Post-Scientific Museum of Geology
Formulation of New Realism through Ambiguous Object
Speculating Enlightenment and Romanticism, Central Park at 86th St. W., New York
Mario J. Romanach Fellowship, excellence in design
Published in Pressing Matter III
PennDesign Core Studio IV
Advisor: Ferda Kolatan
Collaborator: Bumjin Park
What sets Geology apart from other sciences is that it subjects to ambiguity rather than specificity. Geological matters are a series of formless and countless phenomena whereas biological matters, for instance, are fixed to a specific form and function. Our illustrations of fruits, human figures or insects are always similar to one another because they have that specificity. This is the same for any mathematical equations. However, when we are asked to depict geological matters, the depiction differs significantly from one another. Geological matters are always in fluctuation and parts of a larger whole, for instance, from a pebble to a rock to a crevasse of crust.

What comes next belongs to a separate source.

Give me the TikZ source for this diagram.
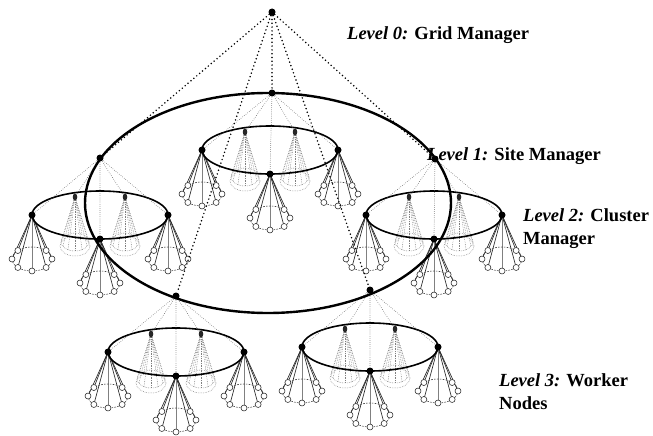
\documentclass[tikz,border=0pt]{standalone}
\usepackage{fontspec}
\setmainfont{Liberation Serif}
\usetikzlibrary{shapes.geometric}
\tikzset{
  dotnode/.style={circle,fill=black,inner sep=0pt,minimum size=7pt},
  blobnode/.style={ellipse,fill=black!85,inner sep=0pt,minimum width=4.5pt,minimum height=7pt},
  bigdots/.style={line width=1.7pt,dash pattern=on 0pt off 3.8pt,line cap=round,black},
  finedots/.style={line width=0.75pt,dash pattern=on 0pt off 2.1pt,line cap=round,black!70},
  bigring/.style={line width=2.4pt,black},
  clring/.style={line width=1.6pt,black},
  conel/.style={line width=0.65pt,black!85},
  conemid/.style={line width=0.65pt,black!50},
  conering/.style={line width=0.55pt,black!80,dash pattern=on 1.6pt off 1.3pt},
  wcirc/.style={line width=0.55pt,draw=black!85,fill=white},
  ghostl/.style={line width=0.55pt,black!50,dash pattern=on 0.6pt off 1.1pt},
  lbl/.style={anchor=base west,inner sep=0pt,font=\fontsize{18.5}{23}\selectfont\bfseries}
}
\newcommand\solidcone[2]{%
  \begin{scope}[shift={({#1},{#2})}]
    \coordinate (apex) at (0,0);
    \begin{scope}[yshift=-44pt]
      \foreach \a in {0,45,135,180,225,270,315}
        \draw[conel] (apex) -- (\a:20 and 12);
      \draw[conemid] (apex) -- (90:20 and 12);
      \draw[conering] (0,0) ellipse [x radius=20, y radius=12];
      \foreach \a in {0,45,90,135,180,225,315}
        \draw[wcirc] (\a:20 and 12) circle [radius=3];
    \end{scope}
  \end{scope}}
\newcommand\ghostcone[2]{%
  \begin{scope}[shift={({#1},{#2})}]
    \coordinate (apex) at (0,0);
    \begin{scope}[yshift=-45pt]
      \foreach \a in {0,30,...,330}
        \draw[ghostl] (apex) -- (\a:14 and 9);
      \draw[ghostl] (0,0) ellipse [x radius=14, y radius=9];
      \draw[ghostl] (0,4) ellipse [x radius=15, y radius=10];
    \end{scope}
  \end{scope}}
% #1 name, #2 cx, #3 cy, #4 site node
\newcommand\cluster[4]{%
  \ghostcone{#2-25}{#3-18}
  \ghostcone{#2+25}{#3-18}
  \solidcone{#2-68}{#3}
  \solidcone{#2+68}{#3}
  \solidcone{#2}{#3+24}
  \draw[clring] (#2,#3) ellipse [x radius=68, y radius=24];
  \node[dotnode] (#1L) at ({#2-68},{#3}) {};
  \node[dotnode] (#1R) at ({#2+68},{#3}) {};
  \node[dotnode] (#1F) at ({#2},{#3+24}) {};
  \node[blobnode] (#1B) at ({#2-25},{#3-18}) {};
  \node[blobnode] (#1C) at ({#2+25},{#3-18}) {};
  \draw[finedots] (#4) -- (#1L);
  \draw[finedots] (#4) -- (#1R);
  \draw[finedots] (#4) -- (#1B);
  \draw[finedots] (#4) -- (#1C);
  \draw[finedots] (#4) -- (#1F);
}
\begin{document}
\begin{tikzpicture}[x=1pt,y=-1pt]
\useasboundingbox (0,0) rectangle (653,436);
% grid manager and site managers
\node[dotnode] (g) at (272,12) {};
\coordinate (s1) at (272,93);
\coordinate (s2) at (100,158);
\coordinate (s3) at (435,159);
\coordinate (s4) at (176,296);
\coordinate (s5) at (370,290);
% clusters
\cluster{ca}{270}{150}{s1}
\cluster{cb}{100}{215}{s2}
\cluster{cc}{434}{215}{s3}
\cluster{cd}{176}{352}{s4}
\cluster{ce}{370}{347}{s5}
% big site ring
\draw[bigring] (268,203) ellipse [x radius=183, y radius=110];
\foreach \s in {s1,s2,s3,s4,s5} {
  \node[dotnode] (n\s) at (\s) {};
  \draw[bigdots] (g) -- (n\s);
}
% labels
\node[lbl] (t0) at (347,40) {\textit{Level 0:} Grid Manager};
\node[lbl] (t1) at (427,160) {\textit{Level 1:} Site Manager};
\node[lbl] (t2a) at (523,221) {\textit{Level 2:} Cluster};
\node[lbl] (t2b) at (523,244) {Manager};
\node[lbl] (t3a) at (499,386) {\textit{Level 3:} Worker};
\node[lbl] (t3b) at (499,409) {Nodes};
\end{tikzpicture}
\end{document}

We see incalculable repetition and tectonics among seams, surfaces, volumes, masses, et al. This proposal for a post-scientific museum for Geology is thus focused on articulating, not mimicking, the very nature of geology through repetitive tectonic of varying surface and volume conditions. It encourages the geological phenomena rather than conventional museum exhibitions. The exterior envelope articulates the scars or seams that link the surfaces with different condition and informs the interior activities as well. The interior is a reconstitution of crevasse, chasm, gorge, prairie, et al. that has emerged from tracing the rock we have chosen to study. We only traced the information from rock and assigned museum functions and structure to the resulting formation.